● **What to do**
Report how many lines contain "chart". The answer is a single number.

● **Supplied material**
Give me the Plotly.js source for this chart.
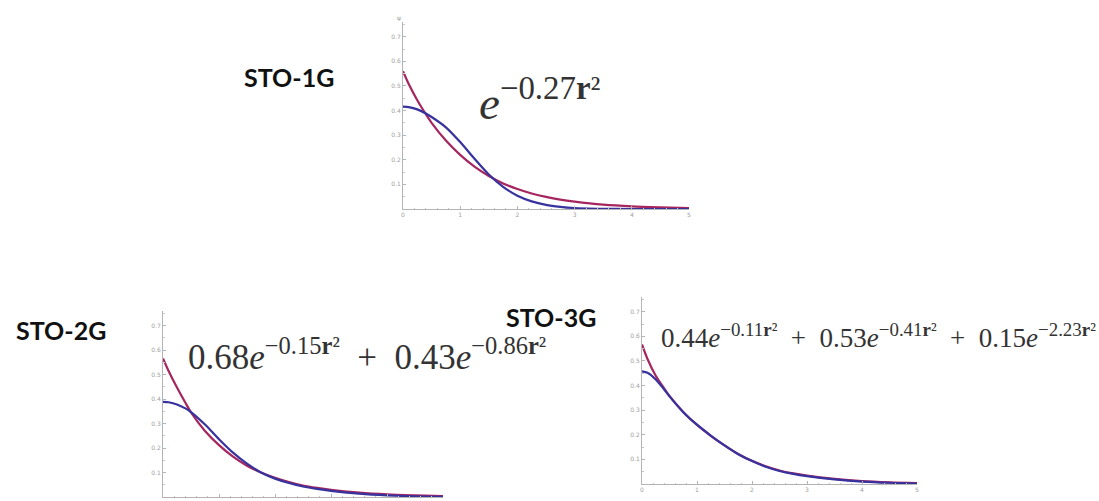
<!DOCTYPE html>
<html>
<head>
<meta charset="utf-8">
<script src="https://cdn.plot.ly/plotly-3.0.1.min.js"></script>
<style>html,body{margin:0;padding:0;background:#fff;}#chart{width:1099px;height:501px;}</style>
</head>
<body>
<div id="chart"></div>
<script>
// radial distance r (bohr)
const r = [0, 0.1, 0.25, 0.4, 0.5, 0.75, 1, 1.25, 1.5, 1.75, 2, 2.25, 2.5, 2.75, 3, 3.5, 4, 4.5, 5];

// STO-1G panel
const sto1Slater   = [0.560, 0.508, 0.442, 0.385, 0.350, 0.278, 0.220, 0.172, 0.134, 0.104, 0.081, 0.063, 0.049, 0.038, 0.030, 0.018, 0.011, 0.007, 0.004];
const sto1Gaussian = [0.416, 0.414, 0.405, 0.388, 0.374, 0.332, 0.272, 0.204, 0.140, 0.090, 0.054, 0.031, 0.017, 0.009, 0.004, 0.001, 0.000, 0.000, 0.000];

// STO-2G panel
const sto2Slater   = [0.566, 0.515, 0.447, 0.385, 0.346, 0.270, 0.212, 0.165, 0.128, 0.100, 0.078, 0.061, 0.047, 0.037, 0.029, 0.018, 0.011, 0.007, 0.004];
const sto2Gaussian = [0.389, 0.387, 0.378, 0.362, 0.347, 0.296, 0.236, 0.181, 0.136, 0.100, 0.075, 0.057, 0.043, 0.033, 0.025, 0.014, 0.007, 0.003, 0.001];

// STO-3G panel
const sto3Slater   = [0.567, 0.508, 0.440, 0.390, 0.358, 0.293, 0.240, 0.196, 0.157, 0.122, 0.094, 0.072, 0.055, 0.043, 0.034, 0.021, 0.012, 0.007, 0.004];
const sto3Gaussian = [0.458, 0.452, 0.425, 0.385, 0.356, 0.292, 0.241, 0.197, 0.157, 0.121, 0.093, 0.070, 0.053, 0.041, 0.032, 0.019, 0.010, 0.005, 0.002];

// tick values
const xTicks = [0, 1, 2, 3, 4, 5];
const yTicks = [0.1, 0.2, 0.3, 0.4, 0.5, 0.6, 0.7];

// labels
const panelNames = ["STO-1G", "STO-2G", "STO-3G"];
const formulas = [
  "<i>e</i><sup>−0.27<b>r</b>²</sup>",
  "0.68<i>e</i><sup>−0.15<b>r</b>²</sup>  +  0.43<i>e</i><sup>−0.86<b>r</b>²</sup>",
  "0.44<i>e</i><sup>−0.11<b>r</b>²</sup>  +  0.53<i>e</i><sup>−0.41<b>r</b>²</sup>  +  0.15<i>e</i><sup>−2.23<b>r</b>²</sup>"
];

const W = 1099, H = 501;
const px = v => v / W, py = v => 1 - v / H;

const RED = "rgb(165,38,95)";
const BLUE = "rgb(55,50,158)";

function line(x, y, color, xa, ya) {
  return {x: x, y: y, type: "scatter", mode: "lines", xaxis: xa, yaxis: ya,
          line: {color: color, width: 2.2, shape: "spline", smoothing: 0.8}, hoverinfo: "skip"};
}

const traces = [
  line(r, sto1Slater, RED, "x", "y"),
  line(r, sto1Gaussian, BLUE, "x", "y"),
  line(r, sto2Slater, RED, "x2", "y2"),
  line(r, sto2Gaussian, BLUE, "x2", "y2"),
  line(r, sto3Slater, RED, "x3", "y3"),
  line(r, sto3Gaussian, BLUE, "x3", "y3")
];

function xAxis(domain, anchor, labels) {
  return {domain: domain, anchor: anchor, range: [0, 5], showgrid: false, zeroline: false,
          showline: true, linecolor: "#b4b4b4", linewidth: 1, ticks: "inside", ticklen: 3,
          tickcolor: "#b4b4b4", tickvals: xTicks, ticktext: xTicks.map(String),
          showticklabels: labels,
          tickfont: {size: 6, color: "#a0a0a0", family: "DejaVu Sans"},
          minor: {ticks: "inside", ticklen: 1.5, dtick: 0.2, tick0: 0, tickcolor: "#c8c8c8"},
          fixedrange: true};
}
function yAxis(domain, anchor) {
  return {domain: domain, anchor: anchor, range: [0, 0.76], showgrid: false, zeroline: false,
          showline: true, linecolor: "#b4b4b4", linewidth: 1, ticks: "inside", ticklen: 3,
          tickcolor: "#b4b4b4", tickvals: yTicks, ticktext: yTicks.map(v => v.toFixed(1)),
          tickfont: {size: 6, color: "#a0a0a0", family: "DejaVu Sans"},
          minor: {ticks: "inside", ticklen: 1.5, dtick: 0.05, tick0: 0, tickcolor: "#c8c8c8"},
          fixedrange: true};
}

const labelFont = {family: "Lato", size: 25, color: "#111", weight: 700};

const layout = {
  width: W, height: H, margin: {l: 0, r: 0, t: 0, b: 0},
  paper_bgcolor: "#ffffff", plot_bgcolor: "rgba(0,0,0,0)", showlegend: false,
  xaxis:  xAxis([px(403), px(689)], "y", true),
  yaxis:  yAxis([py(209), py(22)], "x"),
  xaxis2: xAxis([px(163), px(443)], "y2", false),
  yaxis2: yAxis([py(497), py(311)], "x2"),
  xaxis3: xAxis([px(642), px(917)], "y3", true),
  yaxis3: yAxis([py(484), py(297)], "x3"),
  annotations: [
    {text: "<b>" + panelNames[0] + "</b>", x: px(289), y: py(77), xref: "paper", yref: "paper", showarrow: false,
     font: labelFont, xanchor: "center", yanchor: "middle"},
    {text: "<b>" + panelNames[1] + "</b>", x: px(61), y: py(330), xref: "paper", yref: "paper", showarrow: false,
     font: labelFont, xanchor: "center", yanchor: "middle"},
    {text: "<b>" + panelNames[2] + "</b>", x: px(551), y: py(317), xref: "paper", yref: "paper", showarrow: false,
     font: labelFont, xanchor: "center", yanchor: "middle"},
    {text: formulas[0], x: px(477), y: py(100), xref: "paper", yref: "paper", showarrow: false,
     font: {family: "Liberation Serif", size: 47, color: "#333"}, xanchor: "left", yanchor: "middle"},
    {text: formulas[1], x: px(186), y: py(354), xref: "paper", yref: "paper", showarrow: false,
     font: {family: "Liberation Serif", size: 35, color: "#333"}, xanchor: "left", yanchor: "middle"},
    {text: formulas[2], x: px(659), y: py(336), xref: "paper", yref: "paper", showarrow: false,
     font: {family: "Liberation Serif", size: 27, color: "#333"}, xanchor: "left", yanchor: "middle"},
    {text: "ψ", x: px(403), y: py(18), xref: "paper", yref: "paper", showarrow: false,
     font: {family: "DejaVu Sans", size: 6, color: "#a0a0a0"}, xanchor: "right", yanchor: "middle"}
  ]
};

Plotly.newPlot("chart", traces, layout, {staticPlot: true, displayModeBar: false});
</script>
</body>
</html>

● **Result below**
4